WHAT THE TASK ASKS:
For this exercise, output only the lines between the "Generate a web" line and the "14, 16, 18];" line, both of them included, and skip all pictures.

Charts and diagrams as code:
* begin *
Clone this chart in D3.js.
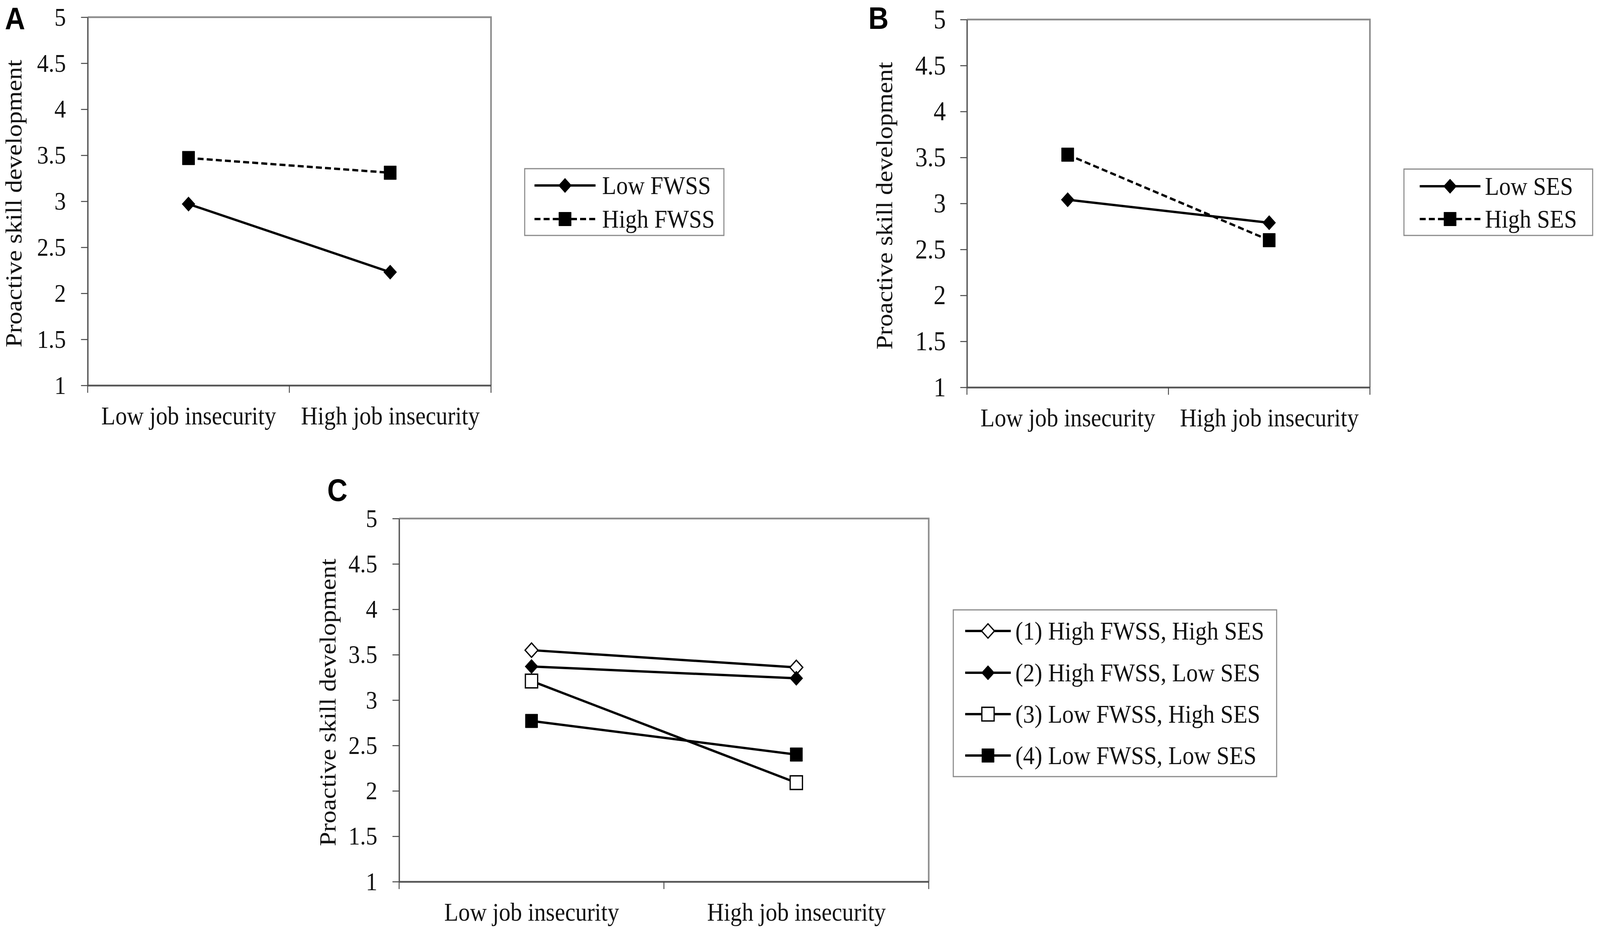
<!DOCTYPE html>
<html>
<head>
<meta charset="utf-8">
<script src="https://cdn.jsdelivr.net/npm/d3@7"></script>
<style>
  html, body { margin: 0; padding: 0; width: 100%; height: 100%; overflow: hidden; background: #fff; }
  #fig { display: block; width: 100vw; height: 100vh; }
</style>
</head>
<body>
<svg id="fig" viewBox="0 0 4562 2387" preserveAspectRatio="none"></svg>
<script>
// ---- data ----
var categories = ["Low job insecurity", "High job insecurity"];
var yTicks = [1, 1.5, 2, 2.5, 3, 3.5, 4, 4.5, 5];
var yTitle = "Proactive skill development";

// panel A: FWSS
var namesA = ["Low FWSS", "High FWSS"];
var lowFWSS = [2.97, 2.23];
var highFWSS = [3.47, 3.31];

// panel B: SES
var namesB = ["Low SES", "High SES"];
var lowSES = [3.04, 2.79];
var highSES = [3.53, 2.60];

// panel C: FWSS x SES
var namesC = ["(1) High FWSS, High SES", "(2) High FWSS, Low SES",
              "(3) Low FWSS, High SES", "(4) Low FWSS, Low SES"];
var hiFWSS_hiSES = [3.55, 3.36];
var hiFWSS_loSES = [3.37, 3.24];
var loFWSS_hiSES = [3.21, 2.09];
var loFWSS_loSES = [2.77, 2.40];

var serif = "'Liberation Serif', 'Times New Roman', serif";

var svg = d3.select("#fig");
svg.append("rect").attr("width", 4562).attr("height", 2387).attr("fill", "#fff");

// marker drawing: diamond or square, filled or open
function marker(sel, type, filled) {
  var sq = d3.symbol().type(d3.symbolSquare);
  sel.append("path")
    .attr("d", type == "diamond" ? sq.size(26 * 26)() : sq.size(35 * 35)())
    .attr("transform", type == "diamond" ? "rotate(45)" : null)
    .attr("fill", filled ? "#000" : "#fff")
    .attr("stroke", "#000")
    .attr("stroke-width", filled ? 1 : 3.5);
}

function drawPanel(p) {
  var g = svg.append("g").attr("transform", "translate(" + p.x + "," + p.y + ")");

  var x = d3.scalePoint().domain(categories).range([0, p.w]).padding(0.5);
  var y = d3.scaleLinear().domain([1, 5]).range([p.h, 0]);

  // top + right frame (grey)
  g.append("path")
    .attr("d", "M0,0H" + p.w + "V" + p.h)
    .attr("fill", "none")
    .attr("stroke", "#8c8c8c")
    .attr("stroke-width", 4.5);

  // y axis
  var ya = g.append("g")
    .call(d3.axisLeft(y).tickValues(yTicks).tickSize(19).tickSizeOuter(0)
      .tickPadding(p.tickPad).tickFormat(d3.format("")));
  ya.select(".domain").attr("stroke", "#5a5a5a").attr("stroke-width", 4);
  ya.selectAll(".tick line").attr("stroke", "#444").attr("stroke-width", 2.5);
  ya.selectAll(".tick text")
    .attr("font-family", serif).attr("font-size", p.tickFont).attr("fill", "#111");

  // x axis: labels at category centres, ticks at category boundaries
  var xa = g.append("g").attr("transform", "translate(0," + p.h + ")")
    .call(d3.axisBottom(x).tickSize(0).tickSizeOuter(0).tickPadding(53));
  xa.select(".domain").attr("stroke", "#555").attr("stroke-width", 4.5);
  xa.selectAll(".tick text")
    .attr("font-family", serif).attr("font-size", 66).attr("fill", "#111");
  var bounds = categories.map(function(c) { return x(c) - x.step() / 2; })
    .concat([x(categories[categories.length - 1]) + x.step() / 2]);
  xa.selectAll(".bound").data(bounds).enter().append("line")
    .attr("x1", function(d) { return d; }).attr("x2", function(d) { return d; })
    .attr("y1", 0).attr("y2", 19)
    .attr("stroke", "#444").attr("stroke-width", 2.5);

  // y title
  g.append("text")
    .attr("transform", "translate(" + (-p.titleOff) + "," + (p.h / 2 + 6) + ") rotate(-90)")
    .attr("text-anchor", "middle")
    .attr("font-family", serif).attr("font-size", 66).attr("fill", "#111")
    .text(yTitle);

  // series lines + markers
  var line = d3.line()
    .x(function(d, i) { return x(categories[i]); })
    .y(function(d) { return y(d); });

  p.series.forEach(function(s) {
    g.append("path")
      .datum(s.values)
      .attr("d", line)
      .attr("fill", "none")
      .attr("stroke", "#000")
      .attr("stroke-width", 6)
      .attr("stroke-dasharray", s.dashed ? "17,9" : null);
  });
  p.series.forEach(function(s) {
    s.values.forEach(function(v, i) {
      var m = g.append("g").attr("transform", "translate(" + x(categories[i]) + "," + y(v) + ")");
      marker(m, s.shape, s.filled);
    });
  });

  // panel letter
  svg.append("text")
    .attr("x", p.letterX).attr("y", p.letterY)
    .attr("font-family", "'Liberation Sans', Arial, sans-serif")
    .attr("font-weight", "bold").attr("font-size", 80)
    .text(p.letter);

  // legend
  var L = p.legend;
  var lg = svg.append("g").attr("transform", "translate(" + L.x + "," + L.y + ")");
  lg.append("rect")
    .attr("width", L.w).attr("height", L.h)
    .attr("fill", "#fff").attr("stroke", "#8a8a8a").attr("stroke-width", 3);
  p.series.forEach(function(s, i) {
    var ry = L.rows[i];
    lg.append("line")
      .attr("x1", L.s0).attr("x2", L.s1).attr("y1", ry).attr("y2", ry)
      .attr("stroke", "#000").attr("stroke-width", 6)
      .attr("stroke-dasharray", s.dashed ? "17,9" : null);
    var m = lg.append("g").attr("transform", "translate(" + ((L.s0 + L.s1) / 2) + "," + ry + ")");
    marker(m, s.shape, s.filled);
    lg.append("text")
      .attr("x", L.tx).attr("y", ry + 22)
      .attr("font-family", serif).attr("font-size", 66).attr("fill", "#111")
      .text(s.name);
  });
}

drawPanel({
  letter: "A", letterX: 14, letterY: 75,
  x: 250, y: 44, w: 1150, h: 943, tickPad: 43, tickFont: 66, titleOff: 189,
  series: [
    { name: namesA[0], values: lowFWSS, shape: "diamond", filled: true, dashed: false },
    { name: namesA[1], values: highFWSS, shape: "square", filled: true, dashed: true }
  ],
  legend: { x: 1496, y: 432, w: 568, h: 171, rows: [43, 129], s0: 28, s1: 202, tx: 221 }
});

drawPanel({
  letter: "B", letterX: 2476, letterY: 74,
  x: 2757, y: 50, w: 1149, h: 942, tickPad: 41, tickFont: 70, titleOff: 213,
  series: [
    { name: namesB[0], values: lowSES, shape: "diamond", filled: true, dashed: false },
    { name: namesB[1], values: highSES, shape: "square", filled: true, dashed: true }
  ],
  legend: { x: 4003, y: 433, w: 538, h: 170, rows: [44, 128], s0: 45, s1: 218, tx: 231 }
});

drawPanel({
  letter: "C", letterX: 933, letterY: 1283,
  x: 1138, y: 1328, w: 1510, h: 930, tickPad: 43, tickFont: 66, titleOff: 181,
  series: [
    { name: namesC[0], values: hiFWSS_hiSES, shape: "diamond", filled: false, dashed: false },
    { name: namesC[1], values: hiFWSS_loSES, shape: "diamond", filled: true, dashed: false },
    { name: namesC[2], values: loFWSS_hiSES, shape: "square", filled: false, dashed: false },
    { name: namesC[3], values: loFWSS_loSES, shape: "square", filled: true, dashed: false }
  ],
  legend: { x: 2718, y: 1562, w: 922, h: 427, rows: [54, 161, 267, 373], s0: 34, s1: 164, tx: 177 }
});
</script>
</body>
</html>
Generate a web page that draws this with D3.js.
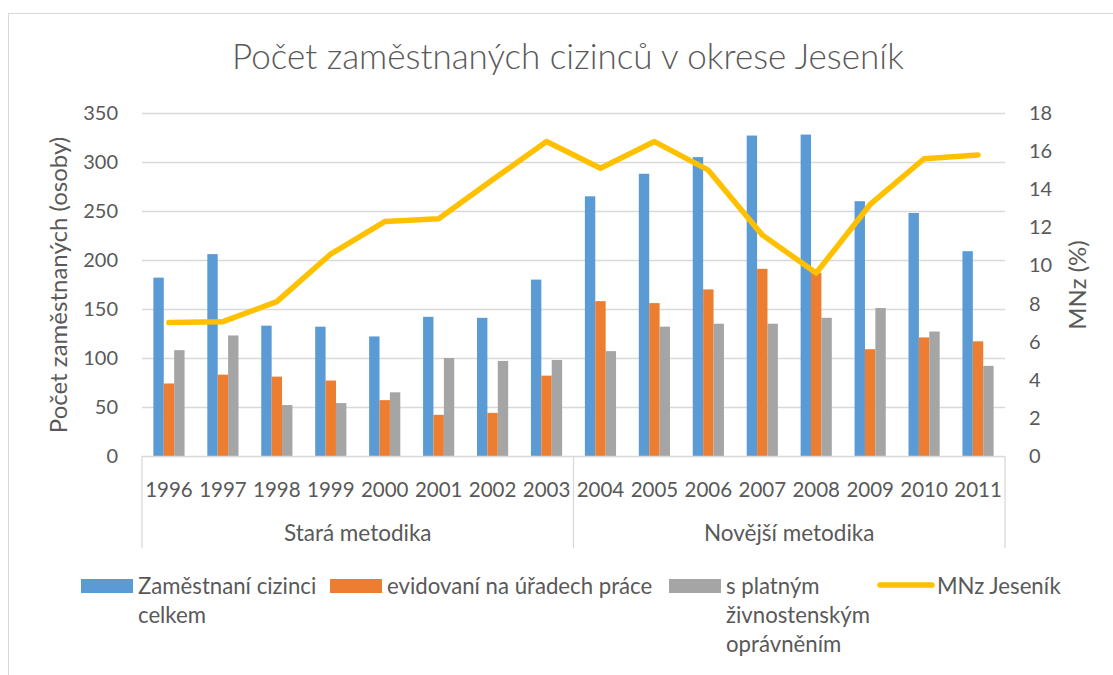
<!DOCTYPE html>
<html>
<head>
<meta charset="utf-8">
<script src="https://cdn.jsdelivr.net/npm/d3@7"></script>
<style>
  body { margin: 0; background: #fff; }
  svg text { font-family: Lato, "Open Sans", sans-serif; fill: #595959; }
</style>
</head>
<body>
<svg width="1113" height="675"></svg>
<script>
var years = ["1996","1997","1998","1999","2000","2001","2002","2003",
             "2004","2005","2006","2007","2008","2009","2010","2011"];
var groups = ["Stará metodika", "Novější metodika"];
var celkem = [182, 206, 133, 132, 122, 142, 141, 180, 265, 288, 305, 327, 328, 260, 248, 209];
var evidovani = [74, 83, 81, 77, 57, 42, 44, 82, 158, 156, 170, 191, 187, 109, 121, 117];
var zivnost = [108, 123, 52, 54, 65, 100, 97, 98, 107, 132, 135, 135, 141, 151, 127, 92];
var mnz = [7.0, 7.05, 8.1, 10.6, 12.3, 12.45, 14.5, 16.5, 15.1, 16.5, 15.0, 11.6, 9.6, 13.2, 15.6, 15.8];
var leftTicks = [0, 50, 100, 150, 200, 250, 300, 350];
var rightTicks = [0, 2, 4, 6, 8, 10, 12, 14, 16, 18];

var barSeries = [
  {name: ["Zaměstnaní cizinci", "celkem"], values: celkem, color: "#5B9BD5"},
  {name: ["evidovaní na úřadech práce"], values: evidovani, color: "#ED7D31"},
  {name: ["s platným", "živnostenským", "oprávněním"], values: zivnost, color: "#A5A5A5"}
];

var svg = d3.select("svg"),
	plot = {left: 142, right: 1005, top: 113, bottom: 456};

// chart frame
svg.append("rect")
	.attr("x", 8.5).attr("y", 13.5)
	.attr("width", 1200).attr("height", 800)
	.attr("fill", "none")
	.attr("stroke", "#d9d9d9");

svg.append("text")
	.attr("x", 568).attr("y", 69)
	.attr("text-anchor", "middle")
	.style("font-size", "35px")
	.style("font-weight", 300)
	.text("Počet zaměstnaných cizinců v okrese Jeseník");

var x0 = d3.scaleBand()
	.domain(years)
	.range([plot.left, plot.right]);

var groupWidth = x0.bandwidth() * 3 / 5.19;   // gap width 219 %
var x1 = d3.scaleBand()
	.domain(d3.range(barSeries.length))
	.range([0, groupWidth]);

var y = d3.scaleLinear().domain([0, 350]).range([plot.bottom, plot.top]);
var y2 = d3.scaleLinear().domain([0, 18]).range([plot.bottom, plot.top]);

// gridlines
svg.append("g")
	.selectAll("line")
	.data(leftTicks.slice(1))
	.enter().append("line")
	.attr("x1", plot.left).attr("x2", plot.right)
	.attr("y1", function(d) { return Math.round(y(d)) + 0.5; })
	.attr("y2", function(d) { return Math.round(y(d)) + 0.5; })
	.attr("stroke", "#d9d9d9")
	.attr("stroke-width", 1.3);

// left axis labels
svg.append("g")
	.selectAll("text")
	.data(leftTicks)
	.enter().append("text")
	.attr("x", 118)
	.attr("y", function(d) { return y(d) + 7; })
	.attr("text-anchor", "end")
	.style("font-size", "20px")
	.text(function(d) { return d; });

// right axis labels
svg.append("g")
	.selectAll("text")
	.data(rightTicks)
	.enter().append("text")
	.attr("x", 1029)
	.attr("y", function(d) { return y2(d) + 7; })
	.style("font-size", "20px")
	.text(function(d) { return d; });

svg.append("text")
	.attr("transform", "translate(67,285) rotate(-90)")
	.attr("text-anchor", "middle")
	.style("font-size", "24px")
	.text("Počet zaměstnaných (osoby)");

svg.append("text")
	.attr("transform", "translate(1086,285) rotate(-90)")
	.attr("text-anchor", "middle")
	.style("font-size", "24px")
	.text("MNz (%)");

// bars
var offset = (x0.bandwidth() - groupWidth) / 2;
barSeries.forEach(function(s, si) {
	svg.append("g")
		.selectAll("rect")
		.data(s.values)
		.enter().append("rect")
		.attr("x", function(d, i) { return x0(years[i]) + offset + x1(si); })
		.attr("y", function(d) { return y(d); })
		.attr("width", x1.bandwidth())
		.attr("height", function(d) { return y(0) - y(d); })
		.attr("fill", s.color);
});

// category axis
var axisG = svg.append("g").attr("stroke", "#d9d9d9").attr("stroke-width", 1.3);
axisG.append("line")
	.attr("x1", plot.left).attr("x2", plot.right)
	.attr("y1", plot.bottom + 0.5).attr("y2", plot.bottom + 0.5);
axisG.selectAll(".sep")
	.data([0, 8, 16])
	.enter().append("line")
	.attr("x1", function(d) { return plot.left + d * x0.step(); })
	.attr("x2", function(d) { return plot.left + d * x0.step(); })
	.attr("y1", plot.bottom).attr("y2", 548);

svg.append("g")
	.selectAll("text")
	.data(years)
	.enter().append("text")
	.attr("x", function(d) { return x0(d) + x0.bandwidth() / 2; })
	.attr("y", 497)
	.attr("text-anchor", "middle")
	.style("font-size", "20.5px")
	.text(function(d) { return d; });

svg.append("g")
	.selectAll("text")
	.data(groups)
	.enter().append("text")
	.attr("x", function(d, i) { return plot.left + (i * 8 + 4) * x0.step(); })
	.attr("y", 541)
	.attr("text-anchor", "middle")
	.style("font-size", "22.5px")
	.text(function(d) { return d; });

// MNz line
var line = d3.line()
	.x(function(d, i) { return x0(years[i]) + x0.bandwidth() / 2; })
	.y(function(d) { return y2(d); });

svg.append("path")
	.datum(mnz)
	.attr("fill", "none")
	.attr("stroke", "#FFC000")
	.attr("stroke-width", 5.5)
	.attr("stroke-linejoin", "round")
	.attr("stroke-linecap", "round")
	.attr("d", line);

// legend
var legendX = [81, 330, 669];
barSeries.forEach(function(s, si) {
	svg.append("rect")
		.attr("x", legendX[si]).attr("y", 579)
		.attr("width", 52).attr("height", 14)
		.attr("fill", s.color);
	var t = svg.append("text")
		.attr("x", legendX[si] + 57).attr("y", 594)
		.style("font-size", "22.2px");
	s.name.forEach(function(n, ni) {
		t.append("tspan")
			.attr("x", legendX[si] + 57)
			.attr("dy", ni ? 29 : 0)
			.text(n);
	});
});
svg.append("line")
	.attr("x1", 880).attr("x2", 932)
	.attr("y1", 585).attr("y2", 585)
	.attr("stroke", "#FFC000")
	.attr("stroke-width", 5.5)
	.attr("stroke-linecap", "round");
svg.append("text")
	.attr("x", 937).attr("y", 594)
	.style("font-size", "22.2px")
	.text("MNz Jeseník");
</script>
</body>
</html>
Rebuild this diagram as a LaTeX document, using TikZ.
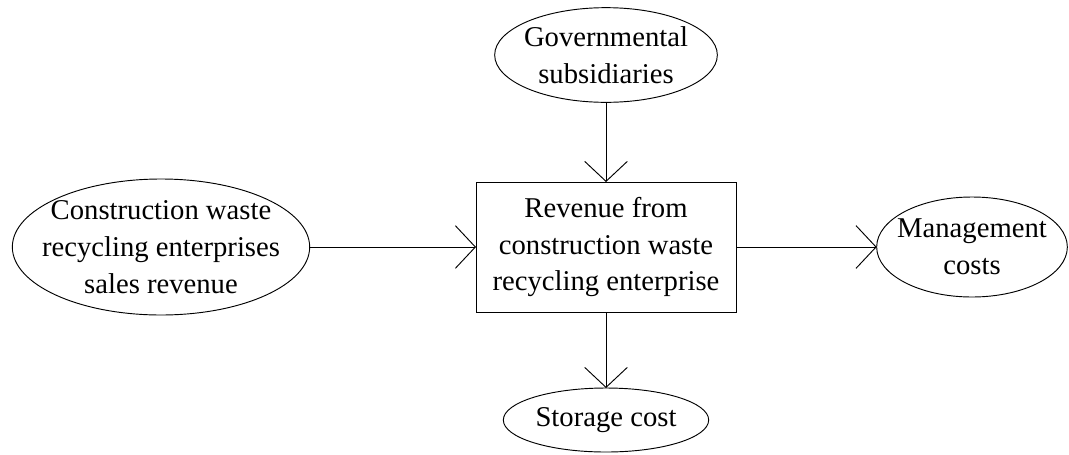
* end *
RESULT BELOW:
Generate a web page that draws this with D3.js.
<!DOCTYPE html>
<html>
<head>
<meta charset="utf-8">
<script src="https://cdn.jsdelivr.net/npm/d3@7"></script>
<style>
  body { margin: 0; background: #fff; }
  svg text { font-family: Lato, "Open Sans", sans-serif; fill: #595959; }
</style>
</head>
<body>
<svg width="1113" height="675"></svg>
<script>
var years = ["1996","1997","1998","1999","2000","2001","2002","2003",
             "2004","2005","2006","2007","2008","2009","2010","2011"];
var groups = ["Stará metodika", "Novější metodika"];
var celkem = [182, 206, 133, 132, 122, 142, 141, 180, 265, 288, 305, 327, 328, 260, 248, 209];
var evidovani = [74, 83, 81, 77, 57, 42, 44, 82, 158, 156, 170, 191, 187, 109, 121, 117];
var zivnost = [108, 123, 52, 54, 65, 100, 97, 98, 107, 132, 135, 135, 141, 151, 127, 92];
var mnz = [7.0, 7.05, 8.1, 10.6, 12.3, 12.45, 14.5, 16.5, 15.1, 16.5, 15.0, 11.6, 9.6, 13.2, 15.6, 15.8];
var leftTicks = [0, 50, 100, 150, 200, 250, 300, 350];
var rightTicks = [0, 2, 4, 6, 8, 10, 12, 14, 16, 18];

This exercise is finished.